19.2.05

Estive em outros lugares e descobri que os rituais são diferentes. E não vou falar só dos melhores. Os EUA por exemplo.
Estive lá com 13 anos, e na Disney, mas isso não importa, na verdade. Lá a paquera é uma fuga de Deus, uma pulada de cerca pra pecar. Você tem que pular num pé só e fazer figa enquanto paquera, e depois se confessar direitinho. Pelo menos a impressão que eu tive foi essa.
Um dia estava esperando pessoas na porta de uma lanchonete medieval dentro de um parque temático. Eu usava um short de florzinhas e uma blusa verde-limão. De repente,
- Hey.
um jovem desenhista meio ruivo ainda com algumas espinhas (enquanto eu, "já" com algumas espinhas), desses contratados para ficar desenhando as pessoas do parque.Ele pergunta: how old are you. E eu, atravessando o fonema com um sotaque latino: "sirteen."
Pergunta se pode fazer um retrato de mim, quase sussurrando. Respondo que já tenho um retrato.
Ele olha de um lado e de outro. Tio Walt não está à vista.
- You are very beautiful.- "Sanks."
Não é a toa que Lolita se passa na América, não senhores.

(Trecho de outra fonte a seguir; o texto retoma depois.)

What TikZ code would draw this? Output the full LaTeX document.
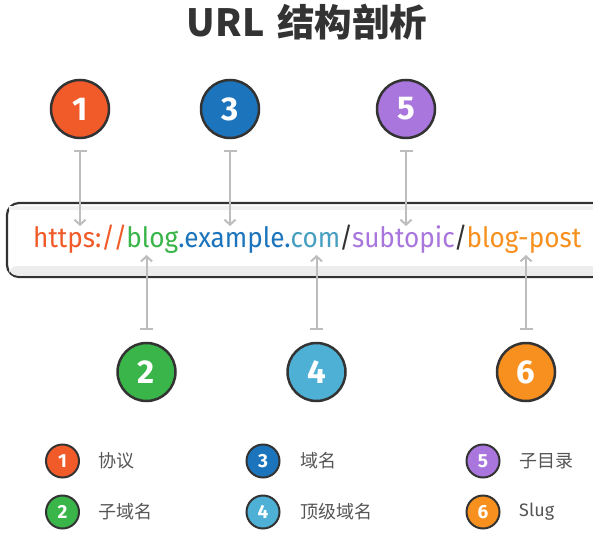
\documentclass[tikz,border=0pt]{standalone}
\usepackage{fontspec}
\setmainfont{Fira Sans}
\newfontfamily\cjk{Noto Sans CJK SC}
\newfontfamily\numfont{Fira Sans}
\usetikzlibrary{arrows.meta}
\definecolor{cOne}{HTML}{F15A29}
\definecolor{cTwo}{HTML}{3AB54A}
\definecolor{cThree}{HTML}{1C75BC}
\definecolor{cFour}{HTML}{4FB0D6}
\definecolor{cFive}{HTML}{A876DC}
\definecolor{cSix}{HTML}{F7901E}
\definecolor{dark}{HTML}{333333}
\definecolor{conngray}{HTML}{BDBDBD}
\definecolor{labgray}{HTML}{555555}
\begin{document}
\begin{tikzpicture}[x=1pt,y=-1pt,
  bigc/.style={circle,draw=dark,line width=2.5pt,minimum size=58pt,inner sep=0pt,
    text=white,font=\numfont\bfseries\fontsize{33}{36}\selectfont},
  smallc/.style={circle,draw=dark,line width=2pt,minimum size=33pt,inner sep=0pt,
    text=white,font=\numfont\bfseries\fontsize{19}{21}\selectfont},
  leglab/.style={anchor=west,inner sep=0pt,text=labgray,font=\cjk\fontsize{18}{20}\selectfont},
  conn/.style={draw=conngray,line width=2pt,{Bar[width=13pt,line width=2pt]}-{Straight Barb[length=5pt,width=11pt,line width=2pt]}},
]
\useasboundingbox (0,0) rectangle (593,540);
\fill[white] (0,0) rectangle (593,540);

% title
\node[font=\cjk\bfseries\fontsize{37.5}{40}\selectfont,text=dark] (title) at (307,22) {URL\hspace{4pt} 结构剖析};

% URL box
\begin{scope}
\clip (0,0) rectangle (593,540);
\draw[dark,line width=2.2pt,rounded corners=12pt,fill=white] (7,203) rectangle (640,277);
\fill[black!6] (9,205.5) rectangle (640,210);
\fill[black!7,rounded corners=8pt] (9,266) rectangle (640,275.5);
\end{scope}

\node[anchor=base west,inner sep=0pt] (url) at (33,247) {\resizebox{548pt}{\height}{\fontsize{28}{32}\selectfont
  \textcolor{cOne}{https:/\kern-1.5pt/}\kern-1pt\textcolor{cTwo}{blog}\textcolor{cThree}{.example.}\textcolor{cFour!90!black}{com}\kern-1pt\textcolor{dark}{/}\kern-1pt\textcolor{cFive}{subtopic}\kern-1pt\textcolor{dark}{/}\kern-1pt\textcolor{cSix}{blog-post}}};

% big circles
\node[bigc,fill=cOne] (c1) at (80,109) {1};
\node[bigc,fill=cThree] (c3) at (230,109) {3};
\node[bigc,fill=cFive] (c5) at (406,109) {5};
\node[bigc,fill=cTwo] (c2) at (146.5,372) {2};
\node[bigc,fill=cFour] (c4) at (316.5,372) {4};
\node[bigc,fill=cSix] (c6) at (526,372) {6};

% arrow targets
\coordinate (t1) at (80,226);
\coordinate (t3) at (230,226);
\coordinate (t5) at (406,226);
\coordinate (t2) at (146.5,255);
\coordinate (t4) at (316.5,255);
\coordinate (t6) at (526,255);

\draw[conn,shorten <=11pt] (c1) -- (t1);
\draw[conn,shorten <=11pt] (c3) -- (t3);
\draw[conn,shorten <=11pt] (c5) -- (t5);
\draw[conn,shorten <=12pt] (c2) -- (t2);
\draw[conn,shorten <=12pt] (c4) -- (t4);
\draw[conn,shorten <=12pt] (c6) -- (t6);

% legend
\node[smallc,fill=cOne] (l1) at (62.5,461) {1};
\node[leglab] (l1t) at (98,461) {协议};
\node[smallc,fill=cTwo] (l2) at (62.5,512) {2};
\node[leglab] (l2t) at (98,512) {子域名};
\node[smallc,fill=cThree] (l3) at (263,461) {3};
\node[leglab] (l3t) at (300,461) {域名};
\node[smallc,fill=cFour] (l4) at (263,512) {4};
\node[leglab] (l4t) at (300,512) {顶级域名};
\node[smallc,fill=cFive] (l5) at (483,461) {5};
\node[leglab] (l5t) at (519,461) {子目录};
\node[smallc,fill=cSix] (l6) at (483,512) {6};
\node[leglab,font=\fontsize{18}{20}\selectfont] (l6t) at (519,512) {Slug};
\end{tikzpicture}
\end{document}
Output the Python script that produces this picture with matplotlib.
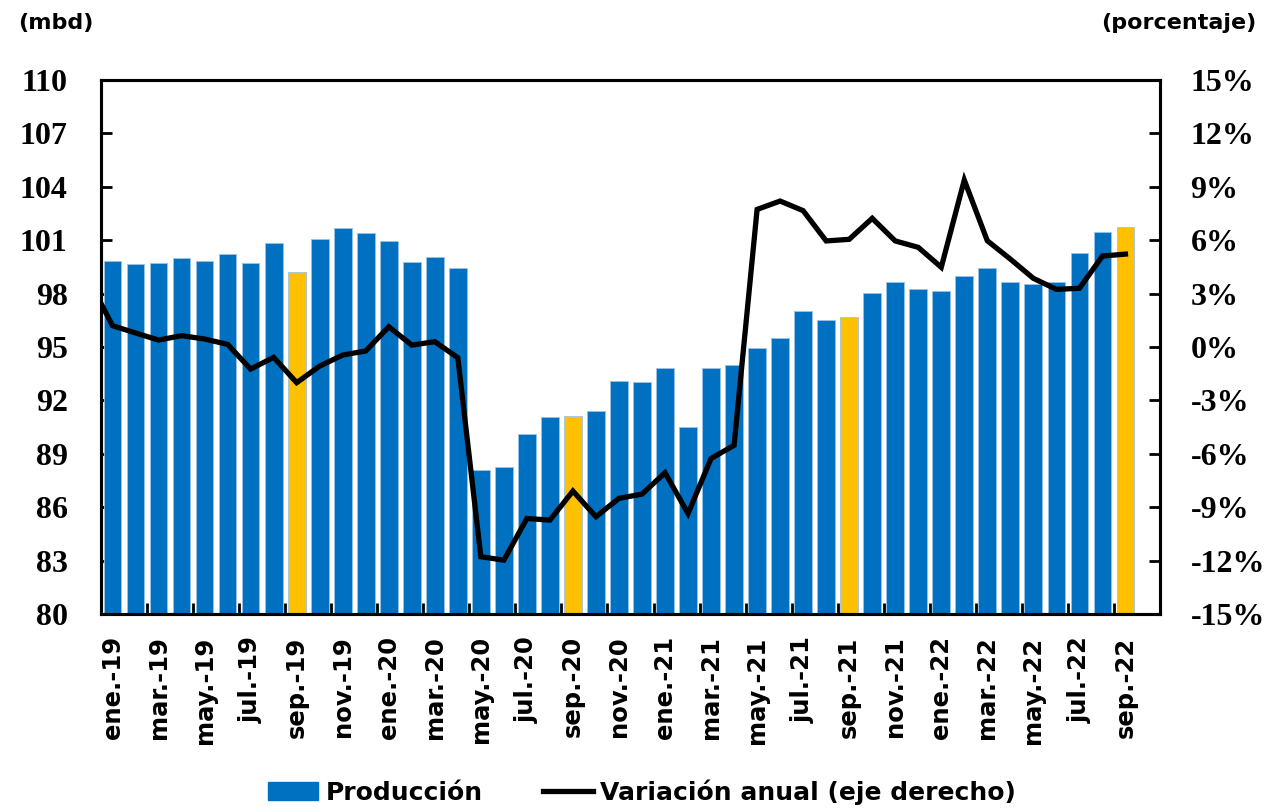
import matplotlib.pyplot as plt
import numpy as np
from matplotlib.patches import Patch
from matplotlib.lines import Line2D

meses = ['ene.', 'feb.', 'mar.', 'abr.', 'may.', 'jun.', 'jul.', 'ago.', 'sep.', 'oct.', 'nov.', 'dic.']
etiquetas = [m + '-' + a for a in ['19', '20', '21', '22'] for m in meses][:45]

produccion = [99.85, 99.66, 99.72, 100.0, 99.85, 100.2, 99.72, 100.86, 99.2, 101.05,
              101.7, 101.4, 100.97, 99.8, 100.06, 99.42, 88.1, 88.26, 90.1, 91.05,
              91.12, 91.42, 93.09, 93.05, 93.84, 90.5, 93.82, 93.97, 94.93, 95.5,
              97.0, 96.5, 96.69, 98.03, 98.65, 98.28, 98.13, 98.99, 99.44, 98.67,
              98.56, 98.65, 100.26, 101.46, 101.74]

# variacion anual (%); first value is dic.-18, partly outside the plot
variacion = [3.7, 1.2, 0.79, 0.39, 0.64, 0.45, 0.15, -1.24, -0.58, -2.0, -1.07,
             -0.45, -0.22, 1.14, 0.11, 0.30, -0.60, -11.78, -11.97, -9.63, -9.72,
             -8.09, -9.53, -8.5, -8.26, -7.06, -9.35, -6.26, -5.52, 7.73, 8.2,
             7.66, 5.96, 6.05, 7.23, 5.96, 5.6, 4.48, 9.38, 5.97, 4.94, 3.86,
             3.24, 3.3, 5.11, 5.22]

destacados = ['sep.-19', 'sep.-20', 'sep.-21', 'sep.-22']

azul = '#0070C0'
amarillo = '#FFC000'
colores = [amarillo if e in destacados else azul for e in etiquetas]

fig = plt.figure(figsize=(12.64, 8.08), dpi=100)
ax = fig.add_axes([0.0799, 0.240, 0.8378, 0.661])
ax2 = ax.twinx()

x = np.arange(len(produccion))
ax.bar(x, produccion, width=0.77, color=colores, edgecolor='#9cc3e6', linewidth=0.6, zorder=2)
xl = np.arange(-1, len(produccion))
ax2.plot(xl, variacion, color='black', lw=3.8, zorder=3, solid_joinstyle='miter')

ax.set_xlim(-0.5, 45.5)
ax.set_ylim(80, 110)
ax2.set_ylim(-15, 15)

ax.set_yticks(np.arange(80, 111, 3))
ax2.set_yticks(np.arange(-15, 16, 3))
ax2.set_yticklabels([f'{v}%' for v in range(-15, 16, 3)])

ax.set_xticks(x[::2])
ax.set_xticklabels(etiquetas[::2], rotation=90)
ax.set_xticks(np.arange(1.5, 45, 2), minor=True)
ax.tick_params(axis='x', which='major', length=0, pad=16)
ax.tick_params(axis='x', which='minor', direction='in', length=8, width=2)
for lab in ax.get_xticklabels():
    lab.set_fontfamily('DejaVu Sans')
    lab.set_fontweight('bold')
    lab.set_fontsize(17.5)

ax.tick_params(axis='y', direction='in', length=8, width=2, pad=24)
ax2.tick_params(axis='y', direction='in', length=8, width=2, pad=22)
for lab in ax.get_yticklabels() + ax2.get_yticklabels():
    lab.set_fontfamily('Liberation Serif')
    lab.set_fontweight('bold')
    lab.set_fontsize(23)

for a in (ax, ax2):
    for s in a.spines.values():
        s.set_linewidth(2.2)

fig.text(0.014, 0.972, '(mbd)', fontsize=16, fontweight='bold',
         family='DejaVu Sans', ha='left', va='center')
fig.text(0.994, 0.972, '(porcentaje)', fontsize=16, fontweight='bold',
         family='DejaVu Sans', ha='right', va='center')

handles = [Patch(facecolor=azul, edgecolor=azul),
           Line2D([0], [0], color='black', lw=3.8)]
fig.legend(handles, ['Producción', 'Variación anual (eje derecho)'],
           loc='center', bbox_to_anchor=(0.508, 0.02), ncol=2, frameon=False,
           prop={'family': 'DejaVu Sans', 'weight': 'bold', 'size': 18},
           handlelength=2.0, handletextpad=0.3, columnspacing=2.4)

fig.savefig('out.png', dpi=100)
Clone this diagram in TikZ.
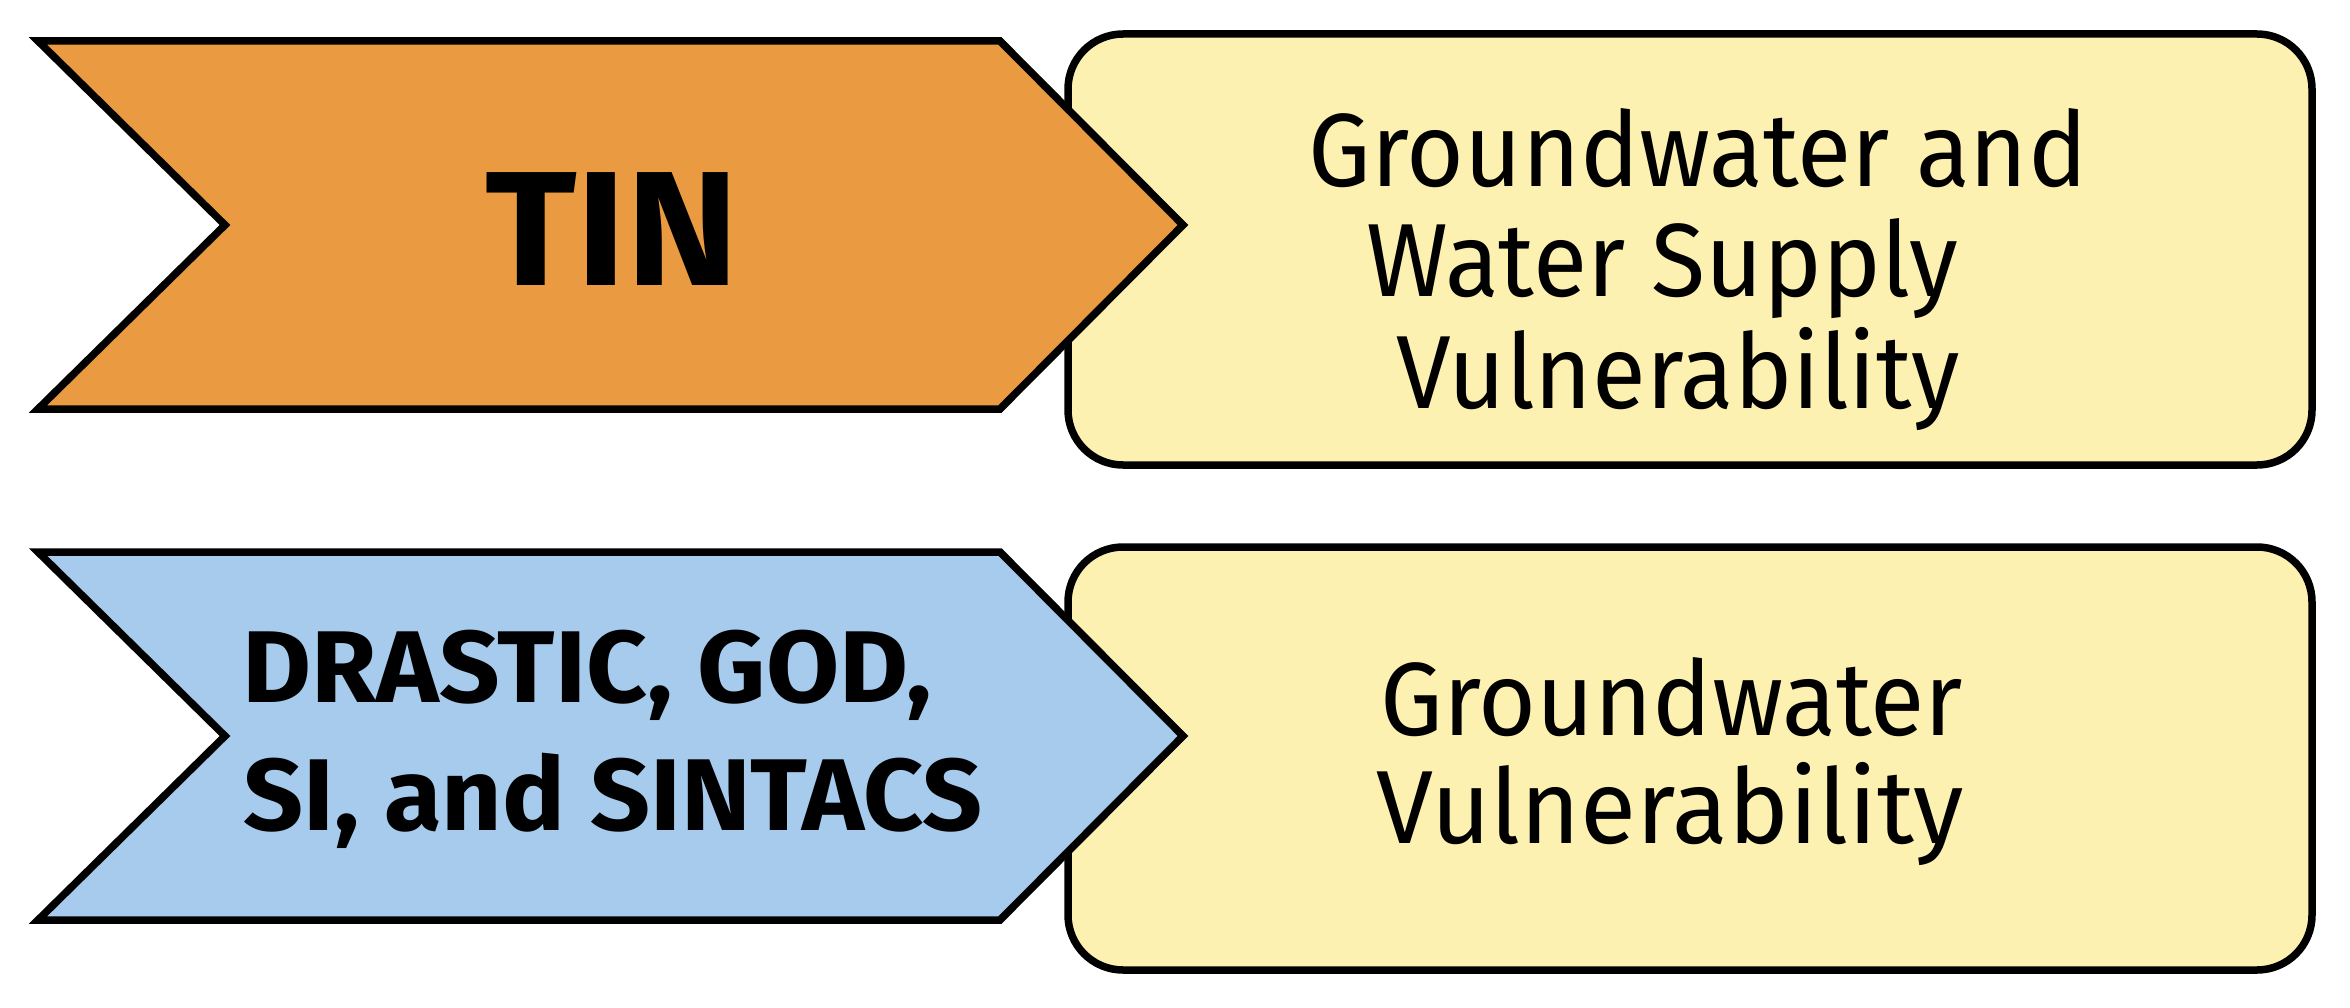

Em Londres, a paquera tem um toque gentleman que acho perfeito. Acho que já contei essa história mais abaixo - estou virando uma velha. Um lixeiro-gentleman se aproximou e disse que me via passar todo dia e estava apaixonado. Me deixou lisonjeada. Foi um gesto lindo. Me fez olhar pra ele e avaliar a possibilidade - por um segundo. Não, não fiquei com ele. Mas sorri o máximo que pude na minha recusa.
E o italiano que era o próprio Angel da Buffy com olhos claros e dançou o tema de Grease comigo na boate da Leicester Square. Ele conseguiu não ser rude, e isso sem falar uma palavra de inglês, nem eu de italiano.
Em compensação, o todo da paquera e do sexo em Londres é meio esquizofrênico. Há aparentes patetas que são Jacks-estripadores em potencial (outra história, terrível, que está aí embaixo em algum lugar).

Aqui:
Estou num ônibus pela cidade, olhando pela janela. Tenho, de repente, a sensação nítida de uma energia muito ruim focada na minha direção (sei que isso parece espírita ou coisa assim, mas de fato a Senhora Sensível aqui tem essa sensibilidade). Encontro um homem gordo e nojento no banco oposto me olhando as pernas, e quando eu viro, ele me olha nos olhos. Sustento o olhar, mas ele não desvia. Pergunto alto:
- O que você está olhando?
Ele esperava tudo, menos aquilo. Surpreso, no início só consegue responder:
- EU?
- Sim. Você. Perdeu alguma coisa aqui?
Todos no ônibus olham para ele. Intimidação se paga com intimidação.
- EU? Olhando para VOCÊ? Há! Eu estava mas é olhando pro meu amigo, ali do outro lado da rua, na vila.
(Acontece que a tal vila já passou faz tempo, e olha que estamos num engarrafamento. Ele devia era ter começado a encarar depois disso).
- Não. Você estava olhando para a MINHA PERNA.
- Ih, se acha a gostosa, ela! Imagina se EU ia olhar pruma perna BRANCA dessas! Vai pegar um sol, garota. Êêêê...
Renuncio a perguntar como é que ele sabe que minha perna é branquela se não estava olhando. Todos, pelo menos os minimamente inteligentes, já o olham com uma ligeira sobrancelha erguida. Ele não percebe e continua sua ladainha. Volto a olhar a paisagem.

Bah, melhor que paquera é flerte. Quem sabe, sabe. E é praticamente igual em todo o mundo.